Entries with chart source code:
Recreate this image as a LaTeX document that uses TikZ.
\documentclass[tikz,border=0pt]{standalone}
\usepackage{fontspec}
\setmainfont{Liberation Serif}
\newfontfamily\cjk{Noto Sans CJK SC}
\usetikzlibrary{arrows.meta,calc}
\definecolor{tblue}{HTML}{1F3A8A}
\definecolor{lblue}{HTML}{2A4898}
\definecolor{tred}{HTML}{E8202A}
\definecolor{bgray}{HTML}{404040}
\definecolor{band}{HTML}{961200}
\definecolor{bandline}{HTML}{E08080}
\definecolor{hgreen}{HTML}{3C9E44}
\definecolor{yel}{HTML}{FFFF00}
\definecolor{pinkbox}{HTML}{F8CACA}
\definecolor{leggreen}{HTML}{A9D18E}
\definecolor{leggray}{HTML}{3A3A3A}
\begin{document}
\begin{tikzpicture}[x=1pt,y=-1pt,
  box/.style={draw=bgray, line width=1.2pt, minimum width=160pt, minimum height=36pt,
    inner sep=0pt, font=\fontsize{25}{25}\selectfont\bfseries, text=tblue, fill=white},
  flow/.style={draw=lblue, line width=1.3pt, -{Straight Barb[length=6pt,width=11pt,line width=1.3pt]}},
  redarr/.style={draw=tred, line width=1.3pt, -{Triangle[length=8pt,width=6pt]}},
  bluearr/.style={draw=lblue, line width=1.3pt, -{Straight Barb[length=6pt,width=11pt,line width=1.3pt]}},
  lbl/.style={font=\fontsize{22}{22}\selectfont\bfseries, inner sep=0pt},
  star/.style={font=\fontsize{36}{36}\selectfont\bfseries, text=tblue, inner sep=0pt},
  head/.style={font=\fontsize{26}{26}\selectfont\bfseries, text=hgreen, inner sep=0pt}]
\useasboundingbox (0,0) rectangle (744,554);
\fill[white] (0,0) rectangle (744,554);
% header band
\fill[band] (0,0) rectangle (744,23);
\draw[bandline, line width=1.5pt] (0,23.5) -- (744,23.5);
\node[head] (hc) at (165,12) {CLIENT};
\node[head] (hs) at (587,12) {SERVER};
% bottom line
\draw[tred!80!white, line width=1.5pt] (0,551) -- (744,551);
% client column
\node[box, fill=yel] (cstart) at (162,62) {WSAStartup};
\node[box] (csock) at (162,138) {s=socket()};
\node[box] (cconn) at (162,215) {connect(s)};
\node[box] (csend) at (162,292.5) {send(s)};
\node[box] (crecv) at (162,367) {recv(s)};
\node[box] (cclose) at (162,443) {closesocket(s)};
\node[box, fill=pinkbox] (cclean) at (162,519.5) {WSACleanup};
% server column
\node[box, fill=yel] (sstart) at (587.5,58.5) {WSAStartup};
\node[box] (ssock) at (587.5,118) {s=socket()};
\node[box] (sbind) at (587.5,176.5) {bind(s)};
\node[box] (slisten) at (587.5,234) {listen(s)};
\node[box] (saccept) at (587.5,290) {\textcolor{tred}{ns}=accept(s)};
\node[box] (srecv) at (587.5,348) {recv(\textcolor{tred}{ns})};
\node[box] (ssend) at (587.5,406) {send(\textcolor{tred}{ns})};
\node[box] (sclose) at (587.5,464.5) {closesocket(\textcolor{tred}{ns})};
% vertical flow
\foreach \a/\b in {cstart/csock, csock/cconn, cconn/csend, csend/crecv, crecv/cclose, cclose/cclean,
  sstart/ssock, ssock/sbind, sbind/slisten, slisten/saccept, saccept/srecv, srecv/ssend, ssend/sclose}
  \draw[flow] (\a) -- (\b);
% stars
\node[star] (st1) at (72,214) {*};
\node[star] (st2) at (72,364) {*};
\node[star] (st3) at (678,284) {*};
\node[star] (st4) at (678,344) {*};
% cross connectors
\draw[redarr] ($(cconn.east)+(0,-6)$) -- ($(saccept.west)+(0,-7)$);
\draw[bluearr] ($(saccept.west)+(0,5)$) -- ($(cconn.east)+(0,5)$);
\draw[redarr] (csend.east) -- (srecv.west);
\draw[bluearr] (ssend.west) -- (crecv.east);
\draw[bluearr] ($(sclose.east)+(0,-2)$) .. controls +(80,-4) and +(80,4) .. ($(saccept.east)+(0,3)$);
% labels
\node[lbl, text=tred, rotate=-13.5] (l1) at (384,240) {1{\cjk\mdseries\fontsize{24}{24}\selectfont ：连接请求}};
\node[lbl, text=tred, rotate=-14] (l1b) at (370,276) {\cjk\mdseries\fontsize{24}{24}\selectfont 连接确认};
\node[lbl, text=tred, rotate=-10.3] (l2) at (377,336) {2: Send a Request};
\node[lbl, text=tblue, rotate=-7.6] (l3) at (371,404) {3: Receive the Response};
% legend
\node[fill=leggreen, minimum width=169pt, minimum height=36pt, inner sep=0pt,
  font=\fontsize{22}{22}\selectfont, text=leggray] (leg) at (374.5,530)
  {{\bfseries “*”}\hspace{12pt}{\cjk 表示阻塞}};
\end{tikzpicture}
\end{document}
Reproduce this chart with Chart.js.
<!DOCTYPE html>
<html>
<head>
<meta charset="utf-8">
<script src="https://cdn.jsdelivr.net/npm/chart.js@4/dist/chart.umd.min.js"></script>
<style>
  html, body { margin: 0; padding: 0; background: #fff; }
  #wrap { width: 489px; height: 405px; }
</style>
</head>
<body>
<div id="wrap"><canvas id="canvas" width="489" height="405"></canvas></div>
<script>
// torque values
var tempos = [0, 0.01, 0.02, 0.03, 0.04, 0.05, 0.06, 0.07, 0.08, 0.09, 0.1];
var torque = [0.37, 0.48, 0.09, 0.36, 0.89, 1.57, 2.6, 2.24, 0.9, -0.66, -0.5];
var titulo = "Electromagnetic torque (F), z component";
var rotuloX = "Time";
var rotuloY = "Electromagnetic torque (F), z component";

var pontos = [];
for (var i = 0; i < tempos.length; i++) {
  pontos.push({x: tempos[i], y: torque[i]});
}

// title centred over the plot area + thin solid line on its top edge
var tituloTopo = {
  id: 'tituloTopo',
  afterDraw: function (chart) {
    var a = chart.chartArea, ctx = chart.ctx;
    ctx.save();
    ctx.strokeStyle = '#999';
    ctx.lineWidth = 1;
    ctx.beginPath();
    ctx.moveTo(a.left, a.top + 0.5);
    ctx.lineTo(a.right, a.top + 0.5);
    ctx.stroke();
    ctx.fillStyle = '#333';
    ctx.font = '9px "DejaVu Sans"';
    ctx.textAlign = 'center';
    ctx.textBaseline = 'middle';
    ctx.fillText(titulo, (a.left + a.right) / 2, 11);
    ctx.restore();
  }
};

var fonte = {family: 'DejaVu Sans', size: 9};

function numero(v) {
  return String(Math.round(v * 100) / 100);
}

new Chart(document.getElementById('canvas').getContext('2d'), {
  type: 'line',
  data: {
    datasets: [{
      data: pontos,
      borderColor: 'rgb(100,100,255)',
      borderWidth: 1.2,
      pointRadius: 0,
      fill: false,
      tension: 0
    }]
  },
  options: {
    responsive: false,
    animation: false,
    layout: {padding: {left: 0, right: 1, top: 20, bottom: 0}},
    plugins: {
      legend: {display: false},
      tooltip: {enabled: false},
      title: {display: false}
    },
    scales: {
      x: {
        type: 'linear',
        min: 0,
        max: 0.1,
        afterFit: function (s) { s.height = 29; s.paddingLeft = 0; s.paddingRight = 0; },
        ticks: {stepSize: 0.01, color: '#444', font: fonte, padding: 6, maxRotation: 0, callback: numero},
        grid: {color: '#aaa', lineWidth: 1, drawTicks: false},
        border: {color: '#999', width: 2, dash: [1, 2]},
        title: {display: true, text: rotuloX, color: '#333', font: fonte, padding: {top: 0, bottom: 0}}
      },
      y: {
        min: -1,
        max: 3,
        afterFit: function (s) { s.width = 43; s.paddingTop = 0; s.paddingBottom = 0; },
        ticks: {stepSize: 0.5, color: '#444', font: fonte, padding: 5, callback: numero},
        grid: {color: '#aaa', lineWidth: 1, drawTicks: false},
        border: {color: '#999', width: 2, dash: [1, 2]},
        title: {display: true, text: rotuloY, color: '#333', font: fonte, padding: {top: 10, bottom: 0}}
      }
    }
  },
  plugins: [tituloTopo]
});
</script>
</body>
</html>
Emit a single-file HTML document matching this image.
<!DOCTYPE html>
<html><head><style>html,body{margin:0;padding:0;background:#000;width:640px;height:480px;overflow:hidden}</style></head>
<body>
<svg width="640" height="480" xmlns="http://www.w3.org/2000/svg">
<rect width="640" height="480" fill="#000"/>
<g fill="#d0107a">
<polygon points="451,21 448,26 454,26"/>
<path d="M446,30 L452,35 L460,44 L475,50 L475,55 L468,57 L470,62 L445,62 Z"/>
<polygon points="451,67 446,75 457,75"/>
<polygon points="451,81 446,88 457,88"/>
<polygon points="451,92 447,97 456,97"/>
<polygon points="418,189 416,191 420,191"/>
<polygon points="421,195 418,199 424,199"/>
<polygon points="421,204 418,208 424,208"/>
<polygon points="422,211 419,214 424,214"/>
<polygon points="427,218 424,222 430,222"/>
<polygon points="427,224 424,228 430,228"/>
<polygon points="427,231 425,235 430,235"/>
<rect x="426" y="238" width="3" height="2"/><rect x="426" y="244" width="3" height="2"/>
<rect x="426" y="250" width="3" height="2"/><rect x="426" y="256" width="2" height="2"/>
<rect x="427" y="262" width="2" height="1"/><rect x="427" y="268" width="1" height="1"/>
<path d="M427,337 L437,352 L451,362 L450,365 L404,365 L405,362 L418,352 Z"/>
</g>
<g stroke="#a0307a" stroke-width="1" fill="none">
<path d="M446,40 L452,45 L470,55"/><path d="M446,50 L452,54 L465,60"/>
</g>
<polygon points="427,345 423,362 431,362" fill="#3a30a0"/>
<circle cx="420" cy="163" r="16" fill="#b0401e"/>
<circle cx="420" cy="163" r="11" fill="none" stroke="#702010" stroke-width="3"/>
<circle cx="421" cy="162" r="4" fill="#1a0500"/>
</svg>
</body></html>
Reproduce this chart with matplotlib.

WORK TO BE COMPLETED: Pull out every line of the entries that includes the word "Reproduce".

EXERCISE ANSWER:
Reproduce this chart with Chart.js.
Reproduce this chart with matplotlib.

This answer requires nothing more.